Jean Wyllys disse que vai continuar a viver em Berlim e está a preparar uma tese de doutoramento na Alemanha “em parceria” com o Centro de Estudos Sociais da Universidade de Coimbra. “Não sei quando regresso ao Brasil, provavelmente só quando saírem as forças hoje hegemónicas que estão no governo. Estou sob ameaça de morte, foi por isso que saí do Brasil”, reforçou. Essas ameaças, confirmadas há alguns meses pela Comissão Interamericana de Direitos Humanos (CIDH), têm origem em “grupos de sicários, de assassinos de aluguer ligados a milícias”, segundo o próprio declarou à imprensa brasileira.
“Não tenho vocação para mártir, há inclusive uma dimensão de fanatismo no mártir, por isso, optei pelo exílio”, explicou em Lisboa.

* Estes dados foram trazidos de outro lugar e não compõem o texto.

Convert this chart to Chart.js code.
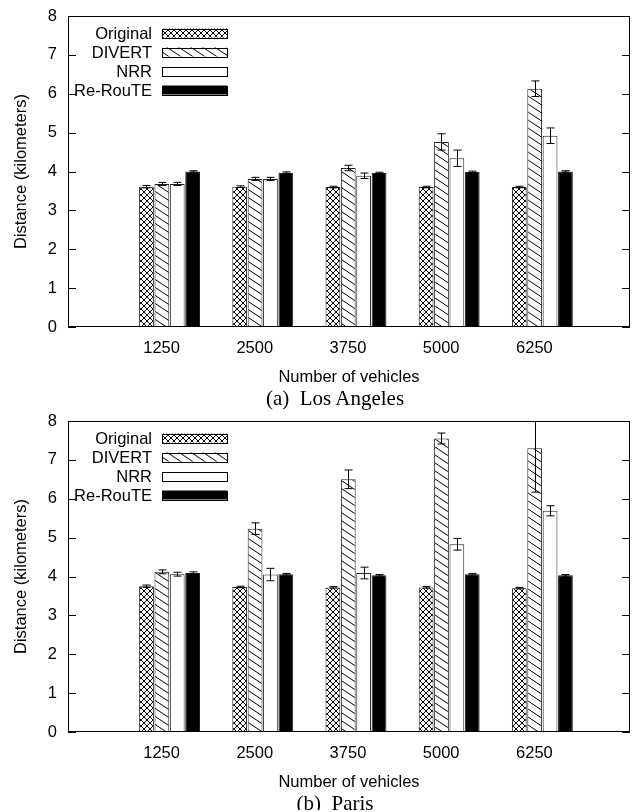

O também escritor, professor universitário de comunicação e ativista de direitos LGBT – em tempos descrito pela “Folha de S. Paulo” como “o primeiro parlamentar assumidamente gay a encampar a agenda LGBT no Congresso Nacional” – garantiu não temer que as ameaças o persigam até à Europa. “Na Alemanha não tenho segurança, não tenho problemas. Creio que este incidente aconteceu em Portugal porque a língua é comum e há imbecis que mantêm diálogo com os fascistas brasileiros. Noutro lugar da Europa, uma situação destas não é passível de acontecer.”
Ao intervir na Fundação José Saramago, descreveu-se como “elemento queer, estranho, na política” e emocionou-se ao falar da mãe, por sugestão das personagens do livro de Hatoum. “Estou fisicamente ausente da minha mãe e não sei quando a vou reencontrar, porque me autoexilei. Mas estive ausente da minha mãe desde sempre. Essa ausência tem a ver com a minha homossexualidade. Com um filho homossexual, antes de ele contar, de sair do armário, acontece uma rutura com essa mulher, uma ferida que vai marcar para sempre a vida da pessoa”, confessou.